Country music has always had a peculiar relationship with American mythology. It borrows its symbols freely—small towns, highways, church pews, rivers, flags—and then quietly reshapes them into something far more personal. Gary Pratt’s “4th of July” performs exactly that kind of transformation. The title promises one national story, but the record delivers another entirely. It suggests that the country’s most celebrated holiday isn’t a date on the calendar at all. It’s a feeling that can happen any night, in any room, between any two people willing to surrender to it.
The song begins in February, a month that traditionally carries none of July’s promise. Winter is still lingering, routine has settled in, and the world outside seems ordinary. Yet the lyric immediately dismisses geography and season. The weather becomes irrelevant because the emotional temperature has already changed. By the chorus, Pratt has replaced civic celebration with private revelation. Fireworks no longer belong to the sky. They’ve been relocated indoors, becoming symbols of intimacy rather than spectacle.

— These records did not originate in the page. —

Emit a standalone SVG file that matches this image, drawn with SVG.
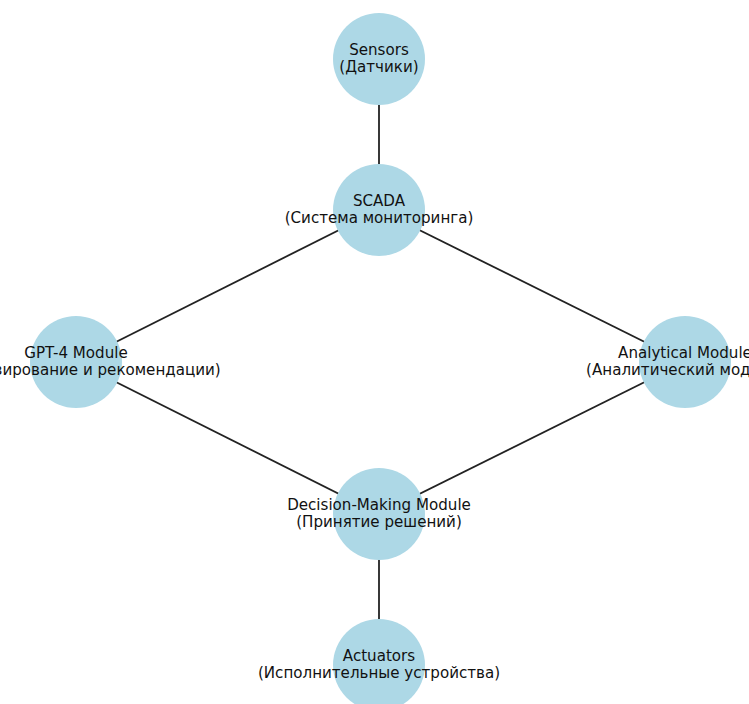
<svg xmlns="http://www.w3.org/2000/svg" width="749" height="704" viewBox="0 0 749 704">
<style>
.node circle{fill:#ADD8E6;stroke:none}
.node text{font-family:"DejaVu Sans",sans-serif;font-size:15.1px;fill:#111;text-anchor:middle}
#edges line{stroke:#222;stroke-width:1.8}
</style>
<rect width="749" height="704" fill="#fff"/>
<g id="edges">
<line x1="379" y1="59" x2="379" y2="210"/>
<line x1="379" y1="210" x2="76" y2="362"/>
<line x1="379" y1="210" x2="685" y2="362"/>
<line x1="76" y1="362" x2="379" y2="514"/>
<line x1="685" y1="362" x2="379" y2="514"/>
<line x1="379" y1="514" x2="379" y2="665"/>
</g>
<g id="sensors" class="node"><circle cx="379" cy="59" r="46"/><text x="379" y="55">Sensors</text><text x="379" y="71.5">(Датчики)</text></g>
<g id="scada" class="node"><circle cx="379" cy="210" r="46"/><text x="379" y="206">SCADA</text><text x="379" y="222.5">(Система мониторинга)</text></g>
<g id="gpt4" class="node"><circle cx="76" cy="362" r="46"/><text x="76" y="358">GPT-4 Module</text><text x="76" y="374.5">(Прогнозирование и рекомендации)</text></g>
<g id="analytical" class="node"><circle cx="685" cy="362" r="46"/><text x="685" y="358">Analytical Module</text><text x="685" y="374.5">(Аналитический модуль)</text></g>
<g id="decision" class="node"><circle cx="379" cy="514" r="46"/><text x="379" y="510">Decision-Making Module</text><text x="379" y="526.5">(Принятие решений)</text></g>
<g id="actuators" class="node"><circle cx="379" cy="665" r="46"/><text x="379" y="661">Actuators</text><text x="379" y="677.5">(Исполнительные устройства)</text></g>
</svg>
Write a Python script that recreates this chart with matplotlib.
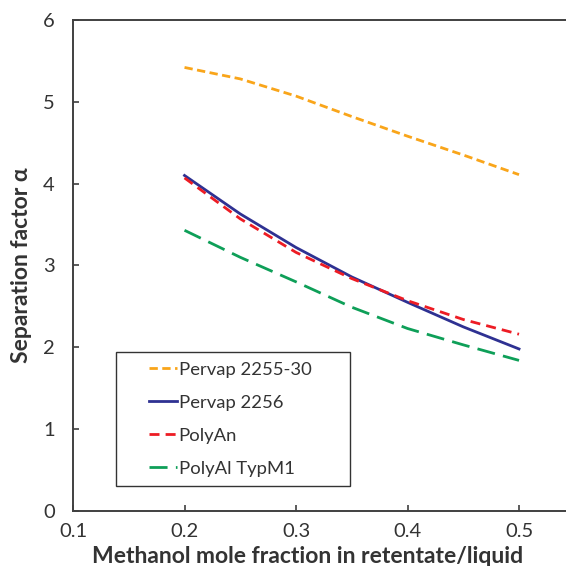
import matplotlib
matplotlib.use('Agg')
import matplotlib.pyplot as plt
from matplotlib.lines import Line2D
from matplotlib.legend_handler import HandlerLine2D

plt.rcParams['font.family'] = ['Lato', 'DejaVu Sans']

x = [0.2, 0.25, 0.3, 0.35, 0.4, 0.45, 0.5]
pervap_2255 = [5.42, 5.28, 5.07, 4.82, 4.58, 4.35, 4.11]
pervap_2256 = [4.10, 3.63, 3.22, 2.86, 2.55, 2.25, 1.98]
polyan = [4.07, 3.57, 3.16, 2.84, 2.57, 2.34, 2.16]
polyal = [3.43, 3.10, 2.80, 2.49, 2.23, 2.03, 1.84]

labels = ['Pervap 2255-30', 'Pervap 2256', 'PolyAn', 'PolyAl TypM1']
xticks = [0.1, 0.2, 0.3, 0.4, 0.5]
yticks = [0, 1, 2, 3, 4, 5, 6]

fig = plt.figure(figsize=(5.66, 5.66), dpi=100)
ax = fig.add_axes([0.129, 0.0972, 0.985, 0.8675])

ax.plot(x, pervap_2255, color='#F9A51A', lw=2.0, dashes=(3, 1.6), label=labels[0])
ax.plot(x, pervap_2256, color='#2E3192', lw=2.0, label=labels[1])
ax.plot(x, polyan, color='#ED1C24', lw=2.0, dashes=(3.6, 2.2), label=labels[2])
ax.plot(x, polyal, color='#0E9F58', lw=2.0, dashes=(6.5, 3), label=labels[3])

ax.set_xlim(0.1, 0.6)
ax.set_ylim(0, 6)
ax.set_xticks(xticks)
ax.set_xticklabels([str(t) for t in xticks])
ax.set_yticks(yticks)
ax.tick_params(direction='in', length=4, width=1.2, labelsize=14.5, colors='#404040',
               labelcolor='#333333')
ax.tick_params(axis='y', pad=13)
ax.tick_params(axis='x', pad=9)
for s in ax.spines.values():
    s.set_linewidth(1.4)
    s.set_color('#404040')

ax.set_xlabel('Methanol mole fraction in retentate/liquid', fontsize=16.5,
              fontweight='bold', color='#333333')
ax.set_ylabel('Separation factor α', fontsize=16.5, fontweight='bold',
              color='#333333')
ax.xaxis.set_label_coords(0.42, -0.072)
ax.yaxis.set_label_coords(-0.074, 0.5)

leg = ax.legend(loc='lower left', bbox_to_anchor=(0.077, 0.051, 0.42, 0.277),
                mode='expand', fontsize=13.3, frameon=True, fancybox=False,
                edgecolor='black', handlelength=2.8, handletextpad=0.1,
                labelspacing=0.92, borderpad=0.5, borderaxespad=0,
                handler_map={Line2D: HandlerLine2D(xpad=1.3)})
leg.get_frame().set_linewidth(1.0)
for t in leg.get_texts():
    t.set_color('#333333')

fig.savefig('out.png', dpi=100)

That reversal is the song’s quiet triumph.
American popular music has often treated holidays as communal experiences, moments when individuals dissolve into crowds. Pratt moves in the opposite direction. The parade never arrives. There is no audience. There are only two people discovering that the most memorable celebrations often happen beyond public view. It’s a reminder that the mythology of America has always existed alongside the mythology of romance, each borrowing images from the other until the distinction begins to disappear.
Vocally, Pratt understands restraint. His performance refuses melodrama, choosing instead the confidence of someone who recognizes that conviction rarely requires volume. He doesn’t announce emotion; he inhabits it. The effect is persuasive because it never strains for significance. The lyric is allowed to find its own weight.
Kate Szallar’s contribution becomes essential rather than decorative. Her voice enters not as contrast but as completion, giving the song the conversational quality that romantic duets frequently seek but rarely achieve. Together they create the impression of shared memory rather than staged performance. The listener isn’t observing two singers; they’re overhearing two lives intersecting.
The production, guided by Adam Ernst, reflects similar discipline. Ernst, whose work includes recordings by Bailey Zimmerman, Mickey Guyton, and Chase Matthew, also performs every instrument on the track. That singular vision gives the arrangement remarkable cohesion. Nothing competes for attention. The guitars shimmer without insisting upon themselves, the rhythm moves with quiet certainty, and every musical choice reinforces the central metaphor rather than distracting from it.
Perhaps what lingers most is the song’s refusal to separate joy from everyday existence. The celebration requires no stadium, no fireworks display, no public declaration. It asks only that ordinary moments be recognized for their extraordinary potential. That idea has always been woven into the fabric of American songwriting, from front-porch ballads to modern country radio, and Pratt adds another thread to that tradition.
“4th of July” ultimately suggests that the grandest symbols endure because they remain open to reinterpretation. A national holiday becomes a love song. A fireworks display becomes a heartbeat. A familiar image becomes new again.
That is how songs survive. They don’t preserve symbols; they reinvent them. Gary Pratt’s latest single understands that, and in doing so, it quietly turns a well-worn piece of Americana into something unexpectedly intimate.